Tuesday, April 28, 2015

Kathmandu: The gems and the lost Treasures

On my journey to the Himalayan Kingdom of Nepal, I fell in love with its beautiful landscape and met wonderful people who were friendly and kind-hearted.

In August 2013, in an uncertain moment, I traveled to Kathmandu and cherished the 6-day trip. It was one of the most beautiful experiences in my life to learn about the Nepalese people's culture and traditions.

From the first day of my trip, I have imagined the glorious past of the place as I pass around the narrow streets with modern and centuries-old architecture--evidence of Nepal's rich heritage and culture. I have roamed around and bought Kurtas (traditional Nepalese clothe) from different shops, and at the same time, I was able to stop by coffee shops to awaken my senses and continue the journey.

I was amazed by the view of the Kathmandu valley from the hotel where I stayed, as one can see the mountains surrounding the city and the crowded houses and buildings made of stones and bricks.

On a beautiful morning, as I walk in the old streets, I witness the businesses of the people. It is so simple, yet full of spiritual practices to start the day. They pray and chant to their Gods, using aromatic incense to drive off evil spirits or any form of negativity. I used to burn incense of different scents for my daily prayers and intentions.

On a sunny afternoon, as I walked into the downtown area, I saw the simple living of the people. They are not into buying luxurious things. In fact, they only have a few malls that sell bargain products. There's a huge football field and park with a tall observatory tower where one can see the panoramic view of the Kathmandu valley.

As I walked down the streets, I saw beautiful natural scenery and some that were man-made. I spent a few hours walking and rejuvenating at the famous lake in the central business area. Beside the lake are food stalls in the street selling coffee, tea, and bread; I have tasted them to get some energy for a long walk.

Kathmandu is such a peaceful place, and I felt the people's spirituality.

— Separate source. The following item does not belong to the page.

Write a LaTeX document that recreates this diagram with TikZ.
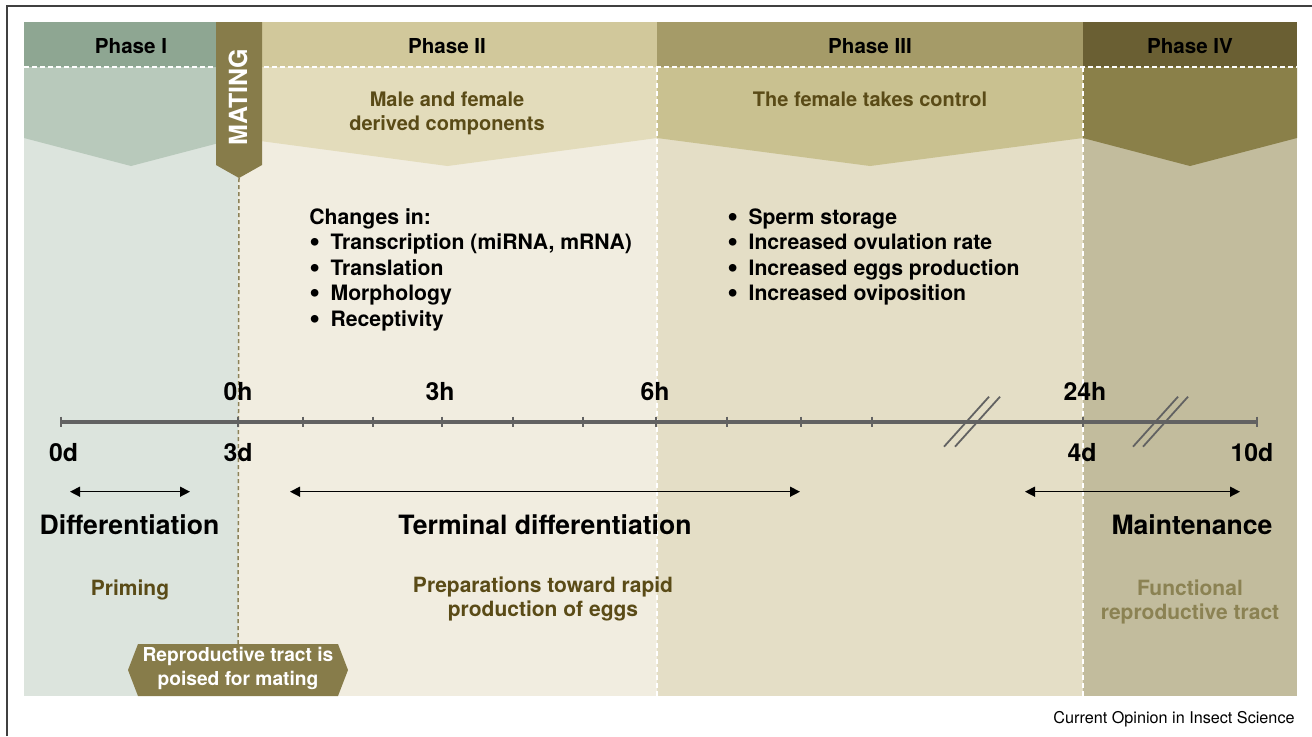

There are temples everywhere for them to pray and glorify their Gods. They offer food and burn incense, and there's something more than their religious practices. They care and love people regardless of race and creed. They have happy faces, and they even look like Filipinos. I have witnessed their friendliness and hospitality to tourists. They are very conversant about Nepal's history and heritage and helpful in any way.

Kathmandu is rich in heritage sites that are recognized and protected by UNESCO. A day before I left, I could grab the offer for a day tour of 4 out of 7 UNESCO world heritage sites. 

I have meditated in the mountainous places of Swayambunath and Pashupatinath, where huge stupas can be seen as the center of attraction. I visited the ancient city and Durbar Square in Patan, and it was in that place where I felt that I was on time travel. I sensed that I was transported several centuries back, although I can see and interact with modern people--the locals and foreign tourists in their everyday clothing, ways, and actions.

On April 25, 2015, it was a tragic moment when the Himalayan Kingdom of Nepal was reported to suffer a strong magnitude earthquake. Kathmandu and its nearby town, including northern India (Bihar state) and southern China (Tibet region), were heavily devastated and lost thousands of people, including locals and foreigners. The Kathmandu valley was destroyed with thousands of houses and buildings that collapsed, a thousand families became homeless, and a thousand lives were killed.

It saddened me to hear the news as I recalled the beautiful memories I had with the Nepalese people I met and interacted with on the road. I remember when I enjoyed their heritage sites and everything Kathmandu offers. I have learned many things about them and am grateful for the joyful experience.

Now that almost everything was lost, how could they recover from the tragedy? How many of those people I met have died, and how many have survived? How are those playful kids I have interacted with at the park? Life could be unpredictable and bad things could happen to good people.

At the present time, it is about survival, but a sad fate to innocent lives. You may have met wonderful people, but tomorrow they might be gone. You may have seen impressive structures, but they may have been out of sight tomorrow. Survival is not about religion or spirituality. It is now a way of life.

From the magnificent peak of Mount Everest; the serenity of Pokhara; and the architectural heritage of Kathmandu, Nepal is a gem I have found, but now it is a lost treasure. It will take work. Hence it will take time to stand up and face the world again. They need our help in any way, and once they are well and ready, they will stand up and build up their soulful heritage.